BEGIN GIVEN DATA

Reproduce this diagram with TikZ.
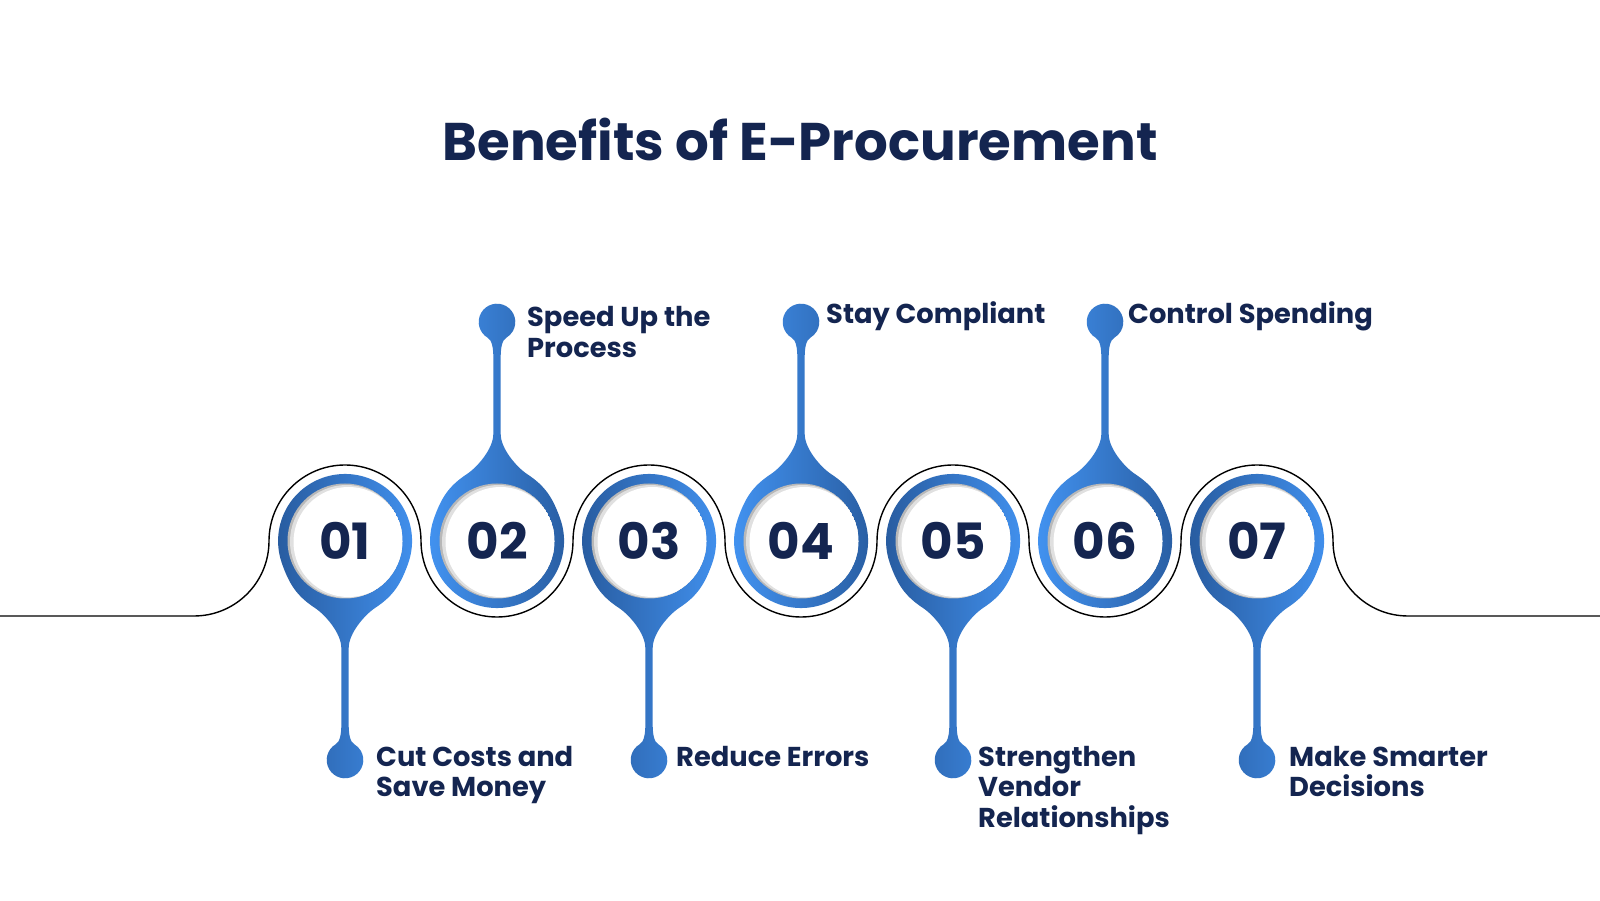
\documentclass[tikz,border=0pt]{standalone}
\usepackage{fontspec}
\setmainfont{Poppins}
\definecolor{navy}{RGB}{20,37,80}
\definecolor{pinDark}{RGB}{40,92,160}
\definecolor{pinLight}{RGB}{66,146,240}
\newcommand\pinoutline{(63,22.9) arc[start angle=20,end angle=-200,radius=67]
 .. controls (-55.5,43.6) and (-48.3,54.9) .. (-30,67)
 .. controls (-20,73.6) and (-3.7,92) .. (-3.7,107) -- (-3.7,184)
 .. controls (-3.7,192) and (-4.8,200.7) .. (-9.15,203.15)
 arc[start angle=240,end angle=-60,radius=18.3]
 .. controls (4.8,200.7) and (3.7,192) .. (3.7,184) -- (3.7,107)
 .. controls (3.7,92) and (20,73.6) .. (30,67)
 .. controls (48.3,54.9) and (55.5,43.6) .. (63,22.9) -- cycle}
\tikzset{
  blackline/.style={draw=black, line width=1.4pt},
  numtxt/.style={inner sep=0, text=navy, font=\fontsize{50}{60}\selectfont\bfseries},
  lbl/.style={anchor=base west, inner sep=0, text=navy, font=\fontsize{27.3}{30.5}\selectfont\bfseries},
  titletxt/.style={anchor=base, inner sep=0, text=navy, font=\fontsize{53}{64}\selectfont\bfseries}
}
\begin{document}
\begin{tikzpicture}[x=1pt,y=1pt]
\useasboundingbox[fill=white] (0,0) rectangle (1600,900);
\node[titletxt] (title) at (800,739) {Benefits of E-Procurement};
% connecting line
\coordinate (Lend) at (0,284);
\coordinate (Rend) at (1600,284);
\draw[blackline] (Lend) -- (194,284)
  arc[start angle=-90,end angle=0,radius=75]
  arc[start angle=180,end angle=0,radius=76]
  arc[start angle=180,end angle=360,radius=76]
  arc[start angle=180,end angle=0,radius=76]
  arc[start angle=180,end angle=360,radius=76]
  arc[start angle=180,end angle=0,radius=76]
  arc[start angle=180,end angle=360,radius=76]
  arc[start angle=180,end angle=0,radius=76]
  arc[start angle=180,end angle=270,radius=75] -- (Rend);
% pins
\foreach \i/\x/\s/\lc/\rc in {1/345/-1/pinDark/pinLight,2/497/1/pinLight/pinDark,3/649/-1/pinDark/pinLight,4/801/1/pinLight/pinDark,5/953/-1/pinDark/pinLight,6/1105/1/pinLight/pinDark,7/1257/-1/pinDark/pinLight}{
  \coordinate (c\i) at (\x,359);
  \begin{scope}[shift={(c\i)}, yscale=\s]
    \shade[left color=\lc, right color=\rc] \pinoutline;
  \end{scope}
  \begin{scope}[shift={(c\i)}]
    \clip (0,0) circle[radius=57.5];
    \fill[black!28] (0,0) circle[radius=57.5];
    \fill[black!12] (1.5,-0.5) circle[radius=56.5];
    \fill[white] (3.5,-1) circle[radius=55];
  \end{scope}
  \node[numtxt] (n\i) at (c\i) {0\i};
}
% labels
\node[lbl] (t1) at (376,134) {\vtop{\hbox{Cut Costs and}\hbox{Save Money}}};
\node[lbl] (t2) at (527,573) {\vtop{\hbox{Speed Up the}\hbox{Process}}};
\node[lbl] (t3) at (676,134) {Reduce Errors};
\node[lbl] (t4) at (826,576) {Stay Compliant};
\node[lbl] (t5) at (978,134) {\vtop{\hbox{Strengthen}\hbox{Vendor}\hbox{Relationships}}};
\node[lbl] (t6) at (1128,576) {Control Spending};
\node[lbl] (t7) at (1289,134) {\vtop{\hbox{Make Smarter}\hbox{Decisions}}};
\end{tikzpicture}
\end{document}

END GIVEN DATA

= EXERCISE PROMPT =
Give the data again exactly as written, with all pictures left out.

= CORRECT OUTPUT =
Reproduce this diagram with TikZ.
\documentclass[tikz,border=0pt]{standalone}
\usepackage{fontspec}
\setmainfont{Poppins}
\definecolor{navy}{RGB}{20,37,80}
\definecolor{pinDark}{RGB}{40,92,160}
\definecolor{pinLight}{RGB}{66,146,240}
\newcommand\pinoutline{(63,22.9) arc[start angle=20,end angle=-200,radius=67]
 .. controls (-55.5,43.6) and (-48.3,54.9) .. (-30,67)
 .. controls (-20,73.6) and (-3.7,92) .. (-3.7,107) -- (-3.7,184)
 .. controls (-3.7,192) and (-4.8,200.7) .. (-9.15,203.15)
 arc[start angle=240,end angle=-60,radius=18.3]
 .. controls (4.8,200.7) and (3.7,192) .. (3.7,184) -- (3.7,107)
 .. controls (3.7,92) and (20,73.6) .. (30,67)
 .. controls (48.3,54.9) and (55.5,43.6) .. (63,22.9) -- cycle}
\tikzset{
  blackline/.style={draw=black, line width=1.4pt},
  numtxt/.style={inner sep=0, text=navy, font=\fontsize{50}{60}\selectfont\bfseries},
  lbl/.style={anchor=base west, inner sep=0, text=navy, font=\fontsize{27.3}{30.5}\selectfont\bfseries},
  titletxt/.style={anchor=base, inner sep=0, text=navy, font=\fontsize{53}{64}\selectfont\bfseries}
}
\begin{document}
\begin{tikzpicture}[x=1pt,y=1pt]
\useasboundingbox[fill=white] (0,0) rectangle (1600,900);
\node[titletxt] (title) at (800,739) {Benefits of E-Procurement};
% connecting line
\coordinate (Lend) at (0,284);
\coordinate (Rend) at (1600,284);
\draw[blackline] (Lend) -- (194,284)
  arc[start angle=-90,end angle=0,radius=75]
  arc[start angle=180,end angle=0,radius=76]
  arc[start angle=180,end angle=360,radius=76]
  arc[start angle=180,end angle=0,radius=76]
  arc[start angle=180,end angle=360,radius=76]
  arc[start angle=180,end angle=0,radius=76]
  arc[start angle=180,end angle=360,radius=76]
  arc[start angle=180,end angle=0,radius=76]
  arc[start angle=180,end angle=270,radius=75] -- (Rend);
% pins
\foreach \i/\x/\s/\lc/\rc in {1/345/-1/pinDark/pinLight,2/497/1/pinLight/pinDark,3/649/-1/pinDark/pinLight,4/801/1/pinLight/pinDark,5/953/-1/pinDark/pinLight,6/1105/1/pinLight/pinDark,7/1257/-1/pinDark/pinLight}{
  \coordinate (c\i) at (\x,359);
  \begin{scope}[shift={(c\i)}, yscale=\s]
    \shade[left color=\lc, right color=\rc] \pinoutline;
  \end{scope}
  \begin{scope}[shift={(c\i)}]
    \clip (0,0) circle[radius=57.5];
    \fill[black!28] (0,0) circle[radius=57.5];
    \fill[black!12] (1.5,-0.5) circle[radius=56.5];
    \fill[white] (3.5,-1) circle[radius=55];
  \end{scope}
  \node[numtxt] (n\i) at (c\i) {0\i};
}
% labels
\node[lbl] (t1) at (376,134) {\vtop{\hbox{Cut Costs and}\hbox{Save Money}}};
\node[lbl] (t2) at (527,573) {\vtop{\hbox{Speed Up the}\hbox{Process}}};
\node[lbl] (t3) at (676,134) {Reduce Errors};
\node[lbl] (t4) at (826,576) {Stay Compliant};
\node[lbl] (t5) at (978,134) {\vtop{\hbox{Strengthen}\hbox{Vendor}\hbox{Relationships}}};
\node[lbl] (t6) at (1128,576) {Control Spending};
\node[lbl] (t7) at (1289,134) {\vtop{\hbox{Make Smarter}\hbox{Decisions}}};
\end{tikzpicture}
\end{document}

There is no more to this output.